Today we’re in for an art roller coaster! We’ll cover surprising, iconoclastic, and of course, controversial. We’ll stop to think whether everything an artist does is art, as the concept of art can admit some truly surprising sculptures, installations and projects. So much so, in fact, that it can sometimes be difficult to find the right term for some of the things that come out of the artist’s mind.
Our journey begins in 1913, the year Marcel Duchamp created a sculpture of a bicycle wheel attached to a stool. In so doing, neither the wheel nor the stool served their original purpose anymore. So what was that all about? Basically, the artist intended to put into question the imposed boundaries, also paving the way for ordinary objects to be exposed at art exhibitions.

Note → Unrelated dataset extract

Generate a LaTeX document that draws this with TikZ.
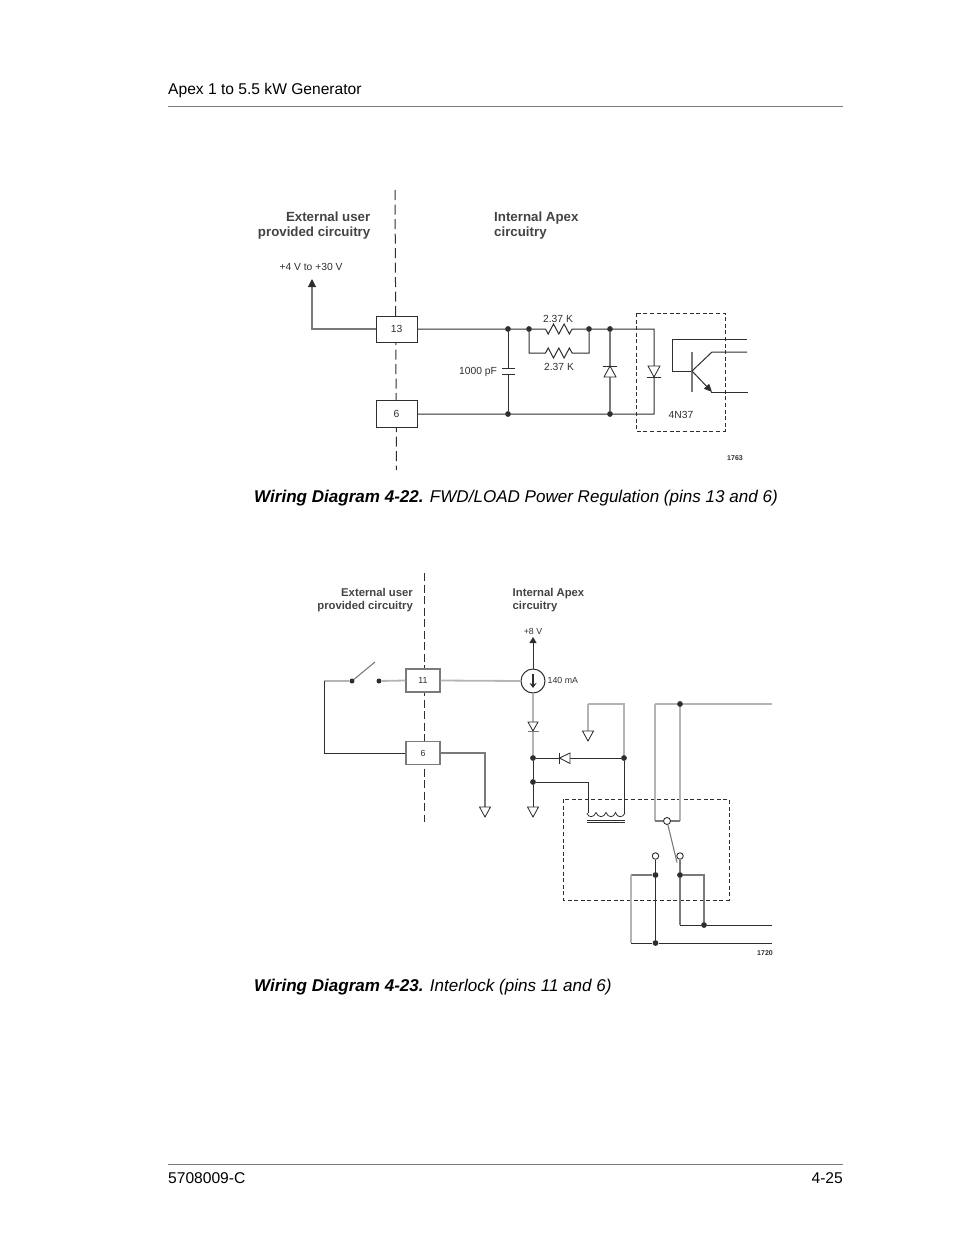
\documentclass[tikz,border=0pt]{standalone}
\usepackage{fontspec}
\setmainfont{Liberation Sans}
\usetikzlibrary{arrows.meta}
\definecolor{ink}{HTML}{2E2E2E}
\definecolor{pale}{HTML}{B4B4B4}
\definecolor{midg}{HTML}{7A7A7A}
\tikzset{
  wire/.style={draw=ink,line width=1pt},
  palewire/.style={draw=pale,line width=1.8pt},
  midwire/.style={draw=midg,line width=1.1pt},
  divider/.style={draw=ink,line width=1pt,dash pattern=on 10pt off 4.5pt},
  housing/.style={draw=ink,line width=1pt,dash pattern=on 4pt off 2.6pt},
  pinbox/.style={draw=ink,fill=white,line width=1pt,minimum width=41pt,minimum height=26pt,inner sep=0pt,font=\fontsize{10.3}{12}\selectfont,text=ink},
  pinboxs/.style={draw=midg,fill=white,line width=1.1pt,minimum width=34pt,minimum height=23pt,inner sep=0pt,font=\fontsize{8.8}{10}\selectfont,text=ink},
  dot/.style={circle,fill=ink,draw=none,minimum size=5.8pt,inner sep=0pt},
  opencontact/.style={circle,fill=white,draw=ink,line width=0.9pt,minimum size=7pt,inner sep=0pt},
  head/.style={font=\fontsize{13.3}{15.5}\selectfont\bfseries,text=ink!90,inner sep=0pt},
  heads/.style={font=\fontsize{11.3}{13}\selectfont\bfseries,text=ink!90,inner sep=0pt},
  lab/.style={font=\fontsize{10.3}{12}\selectfont,text=ink,inner sep=0pt},
  labs/.style={font=\fontsize{8.8}{10}\selectfont,text=ink,inner sep=0pt},
  fig/.style={font=\fontsize{7}{8}\selectfont\bfseries,text=ink,inner sep=0pt},
  page/.style={font=\fontsize{15.6}{18}\selectfont,text=black,inner sep=0pt},
  caption/.style={font=\fontsize{17.05}{20}\selectfont\itshape,text=black,inner sep=0pt},
  arrowup/.style={-{Triangle[length=8pt,width=8pt,color=ink]}},
  symb/.style={draw=ink,line width=0.85pt,fill=white},
}
\newcommand{\gnd}[1]{\draw[symb,line join=miter] (#1) ++(-5.5,0) -- ++(11,0) -- ++(-5.5,10) -- cycle;}
\begin{document}
\begin{tikzpicture}[x=1pt,y=-1pt]
\useasboundingbox (0,0) rectangle (954,1235);
% page furniture
\node[page,anchor=base west] (hdr) at (168,94) {Apex 1 to 5.5 kW Generator};
\coordinate (rt1) at (168,106); \coordinate (rt2) at (843,106);
\draw[draw=midg,line width=0.8pt] (rt1) -- (rt2);
\coordinate (rb1) at (168,1164); \coordinate (rb2) at (843,1164);
\draw[draw=midg,line width=0.8pt] (rb1) -- (rb2);
\node[page,anchor=base west] (ftl) at (168,1183) {5708009-C};
\node[page,anchor=base east] (ftr) at (843,1183) {4-25};
\node[caption,anchor=base west] (cap1) at (254,502.5) {\textbf{Wiring Diagram 4-22.} FWD/LOAD Power Regulation (pins 13 and 6)};
\node[caption,anchor=base west] (cap2) at (254,991.5) {\textbf{Wiring Diagram 4-23.} Interlock (pins 11 and 6)};

% ===== Diagram 4-22 =====
\coordinate (da) at (395,190); \coordinate (db) at (396.5,470);
\draw[divider] (da) -- (db);
\node[head,align=right,anchor=east] (ext1) at (370.5,225.5) {External user\\provided circuitry};
\node[head,align=left,anchor=west] (int1) at (494,225.5) {Internal Apex\\circuitry};
\node[lab] (v30) at (311,266.5) {+4 V to +30 V};
\node[pinbox] (p13) at (396.5,329) {13};
\node[pinbox,minimum height=27pt] (p6a) at (396.5,414) {6};
\coordinate (tip) at (312,279); \coordinate (cnr) at (312,329);
\draw[midwire,arrowup] (p13.west) -- (cnr) -- (tip);
\node[dot] (j1) at (508,329) {};
\node[dot] (j2) at (529,329) {};
\node[dot] (j3) at (589,329) {};
\node[dot] (j4) at (610,329) {};
\node[dot] (j5) at (508,414) {};
\node[dot] (j6) at (610,414) {};
\coordinate (dr) at (654,329); \coordinate (dr2) at (654,414);
\draw[wire] (p13.east) -- (j1) -- (j2) -- ++(14,0) -- ++(2.5,0)
  -- ++(2.7,5) -- ++(5.3,-10) -- ++(5.3,10) -- ++(5.3,-10) -- ++(5.3,10) -- ++(2.7,-5) -- ++(2.5,0) -- (j3) -- (j4) -- (dr) -- (dr2) -- (j6) -- (j5) -- (p6a.east);
\coordinate (r2l) at (529,353); \coordinate (r2r) at (589,353);
\draw[wire] (j2) -- (r2l) -- ++(14,0) -- ++(2.5,0)
  -- ++(2.7,-5) -- ++(5.3,10) -- ++(5.3,-10) -- ++(5.3,10) -- ++(5.3,-10) -- ++(2.7,5) -- ++(2.5,0) -- (r2r) -- (j3);
\node[lab] (r1t) at (558,318.5) {2.37 K};
\node[lab] (r2t) at (559,366.5) {2.37 K};
\node[lab] (cval) at (478,371.5) {1000 pF};
\coordinate (c1) at (508,368); \coordinate (c2) at (508,374);
\draw[wire] (j1) -- (c1); \draw[wire] (c2) -- (j5);
\draw[wire] (502,368) -- (515,368); \draw[wire] (502,374) -- (515,374);
\draw[midwire] (j4) -- (j6);
\draw[symb] (610,366) -- (604,377) -- (616,377) -- cycle;
\draw[symb] (603,366) -- (617,366);
\draw[symb] (648,366) -- (660,366) -- (654,377) -- cycle;
\draw[symb] (647,377) -- (661,377);
\draw[housing] (636,313) rectangle (725,431);
\coordinate (bb) at (692,371);
\draw[wire] (747,339) -- (672,339) -- (672,371) -- (bb);
\draw[midwire] (692,352) -- (692,392);
\draw[wire] (bb) -- (712,352) -- (747,352);
\draw[wire,-{Triangle[length=8pt,width=7pt]}] (bb) -- (712,392);
\draw[wire] (711,392) -- (748,392);
\node[lab] (opto) at (681,414.5) {4N37};
\node[fig] (f1) at (735,458) {1763};

% ===== Diagram 4-23 =====
\coordinate (dc) at (424,573); \coordinate (dd) at (424,822);
\draw[divider,line width=0.9pt,dash pattern=on 8pt off 3.5pt] (dc) -- (dd);
\node[heads,align=right,anchor=east] (ext2) at (413,600.5) {External user\\provided circuitry};
\node[heads,align=left,anchor=west] (int2) at (512.5,600.5) {Internal Apex\\circuitry};
\node[pinboxs] (p11) at (423,680.5) {11};
\node[pinboxs] (p6b) at (423,753) {6};
\node[dot,minimum size=5pt] (sw1) at (352,681) {};
\node[dot,minimum size=5pt] (sw2) at (379,681) {};
\coordinate (sw3) at (375,662);
\coordinate (lc) at (324,681); \coordinate (ld) at (324,753);
\draw[midwire] (sw1) -- (sw3);
\draw[palewire] (lc) -- (sw1);
\draw[palewire] (sw2) -- (p11.west);
\draw[wire] (lc) -- (ld) -- (p6b.west);
\coordinate (g1c) at (485,753); \coordinate (g1) at (485,807);
\draw[midwire] (p6b.east) -- (g1c) -- (g1);
\gnd{g1}
\node[circle,draw=ink,fill=white,line width=1pt,minimum size=24pt,inner sep=0pt] (src) at (533,681) {};
\draw[palewire] (p11.east) -- (src.west);
\coordinate (v8) at (533,637);
\draw[wire,-{Triangle[length=6pt,width=7pt]}] (src.north) -- (v8);
\draw[wire,line width=1.3pt,-{Stealth[length=5pt,width=7pt]}] (533,674) -- (533,688);
\node[labs] (v8t) at (533,631) {+8 V};
\node[labs,anchor=west] (ma) at (547.5,680.5) {140 mA};
\node[dot] (k1) at (533,758) {};
\node[dot] (k2) at (533,782) {};
\node[dot] (k3) at (624,758) {};
\coordinate (g2) at (533,807);
\draw[palewire] (src.south) -- (k1);
\draw[wire] (k1) -- (k2) -- (g2);
\gnd{g2}
\draw[symb] (528,722) -- (538,722) -- (533,731) -- cycle;
\draw[symb,draw=midg] (527.5,731) -- (538.5,731);
% flyback diode
\draw[wire] (k1) -- (k3);
\draw[symb] (559.5,758) -- (570,753) -- (570,763.5) -- cycle;
\draw[symb] (559.5,752.5) -- (559.5,763.5);
% return to ground
\coordinate (g3a) at (624,704); \coordinate (g3b) at (588,704); \coordinate (g3) at (588,731);
\draw[palewire] (k3) -- (g3a) -- (g3b);
\draw[palewire,line width=1.2pt] (g3b) -- (g3);
\gnd{g3}
% coil
\coordinate (cl) at (588,813); \coordinate (cr) at (624,813);
\draw[wire] (k2) -- (588,782) -- (cl);
\draw[wire] (k3) -- (cr);
\draw[wire,line width=0.8pt] (587,813) .. controls (588,818) and (594,818) .. (596,812.5)
  .. controls (598,818) and (604,818) .. (606,812.5)
  .. controls (608,818) and (614,818) .. (615.5,812.5)
  .. controls (617,818) and (623,818) .. (625,813);
\draw[wire] (587,820) -- (624.5,820); \draw[wire] (587,822.5) -- (624.5,822.5);
\draw[housing] (563,799) rectangle (729,900);
% contacts
\node[opencontact] (com) at (667,821) {};
\node[opencontact,minimum size=6.5pt] (nc) at (655.5,856) {};
\node[opencontact,minimum size=6.5pt] (no) at (680,856) {};
\coordinate (swt) at (677,862.5);
\draw[midwire] (com) -- (swt);
\node[dot] (t1) at (680,704) {};
\coordinate (t0) at (655,704); \coordinate (t2) at (772,704);
\coordinate (t3) at (655,821); \coordinate (t4) at (680,821);
\draw[draw=pale,line width=1.2pt] (t3) -- (t0);
\draw[palewire] (t0) -- (t1) -- (t2);
\draw[draw=pale,line width=1.2pt] (t1) -- (t4);
\draw[midwire] (t3) -- (com.west); \draw[midwire] (t4) -- (com.east);
\node[dot] (m1) at (655.5,875) {};
\node[dot] (m2) at (680,875) {};
\node[dot] (m3) at (655.5,943) {};
\node[dot] (m4) at (704,925) {};
\coordinate (n1) at (631,875); \coordinate (n2) at (631,943); \coordinate (n3) at (772,943);
\coordinate (n4) at (704,875); \coordinate (n5) at (680,925); \coordinate (n6) at (772,925);
\draw[wire] (nc) -- (m1) -- (m3);
\draw[midwire] (m1) -- (n1);
\draw[palewire,line width=1.4pt] (n1) -- (n2);
\draw[wire] (n2) -- (m3) -- (n3);
\draw[midwire] (no) -- (m2) -- (n5);
\draw[wire] (n5) -- (m4) -- (n6);
\draw[midwire] (m2) -- (n4) -- (m4);
\node[fig] (f2) at (765,953.5) {1720};
\end{tikzpicture}
\end{document}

And so, art, which was until then understood as a space to discuss lofty topics, suddenly gained a new function, namely to surprise its audience! Needless to say, the public was equally taken aback by Duchamp’s rework of The Mona Lisa onto which he drew a beard and mustache.
You think that’s a lot? Buckle up, because things are about to get even zanier! In 1961, Piero Manzoni electrified not only the world of art but also the general public by unveiling an artwork called Merda d’artista, or Artist’s Shit. It consisted of 90 small cans which the artist claimed contained his feces. Since then, discussion has been ongoing about the red line in art. Where did the idea for such a controversial project come from in the first place? Apparently, Manzoni’s own father described one of his son’s works using the words: “Your work is shit”, and Manzoni took him up on that!
We are now traveling forward to the 1990s, when a collective of British artists YBA (for Young British Artists), including Damien Hirts, came up with a mind-blowing art installation called “A Thousand Years”. Why is it mind-blowing? Let’s just stay it consist of glass chambers with a cow’s chopped-off head placed inside on them, above which hangs an electric mosquito killer lamp and flies fly around. The subject of death is one of Hirst’s principal motives. The flies feed on the cow, only to then burn in the light of the lamp, giving us a somewhat gore but none the less apt depiction of the cycle of life and death. In the same vein, albeit less shocking but certainly surprising, is Tracey Emin’s (also a member of the YBA) “My bed” which represents, quite simply, the artist’s bed.
Our last stop concerns two artworks by Maurizio Cattelan. His “America”, a toilet bowl covered with real gold, has been interpreted in a variety of ways – from the obvious reference to Duchamp’s “Fountain”, through references to politics and politicians, all the way to the symbolic take on the American all-out mentality. His second work, “Comedian”, shows a banana – a quite familiar fruit in the art world – taped to the wall with duct tape. This is an example of conceptual art, where the artist searches for an idea to make a banana sculpture, only to come to the conclusion that nothing can represent a banana better than the banana itself. Well, how can you argue with that? Conceptual art is all about the idea and an idea, so it doesn’t really matter that the banana will inevitably spoil. It can always be replaced with another banana and the work will stay as relevant.
So, is everything an artist does art? It’s up to us to decide. One thing, however, remains certain: art is supposed to push you to think and encourage you to ask challenging questions. And these examples, despite being shocking or exactly because they are shocking, certainly do well at promoting social dialogue.